Three mechanisms make it hold:

• integer-only Decision fields (Redis truncates Lua numbers on reply);
• fractional internal state persisted at full IEEE-754 precision via string.format('%.17g', v) so a GCRA timestamp round-trips exactly;
• a shared now sentinel (ARGV[1] = 0 ⇒ the Lua reads the Redis server clock) so a distributed decision is anchored to one authoritative time.

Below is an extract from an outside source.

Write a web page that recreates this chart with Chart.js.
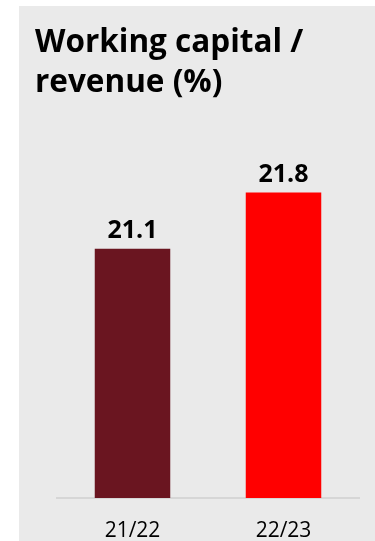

This is proven, not asserted — see What proves it.

Caveats

• checkSync is available only over a sync-capable store (MemoryStore); calling it against an async store throws, by design.
• systemClock is the one Date.now() site; on some platforms (notably Windows) Date.now() is not strictly monotonic, which is why every algorithm clamps elapsed time. Decisions stay correct under a backward jump (they fail safe — deny — until real time catches up).

What proves it

• test/core/limiter.test.ts — checkSync and check agree decision-for-decision across advancing steps; prefix isolation; checkSync throws on an async-only store.
• test/core/single-clock-read.test.ts — the clock is read exactly once per checkSync / checkManySync regardless of key count (the reused-transform optimization).
• test/core/check-many.test.ts — a batch is evaluated at one consistent instant; equals per-key checkSync.
• test/core/clock.test.ts — monotonic advance, backward-jumpable set, input validation.
• test/core/errors.test.ts — the error hierarchy and code discriminants.
• test/conformance/conformance.test.ts — the central proof: thousands of generated (arrivals, costs, clock) timelines run through both the JS path (MemoryStore) and the atomic Redis Lua path (RedisStore), asserting the two decision streams are byte-equal at every step (Redis-gated).

Source map

src/core/types.ts (all contracts) · src/core/limiter.ts (rateLimit) · src/core/clock.ts (systemClock, ManualClock) · src/core/key.ts · src/core/validate.ts · src/core/math.ts · src/core/errors.ts · src/core/transform.ts (decisionTransform, readOnlyTransform) · src/core/lua.ts (the now sentinel + shared decoder) · src/core/combine.ts (the admission algebra, covered in 07).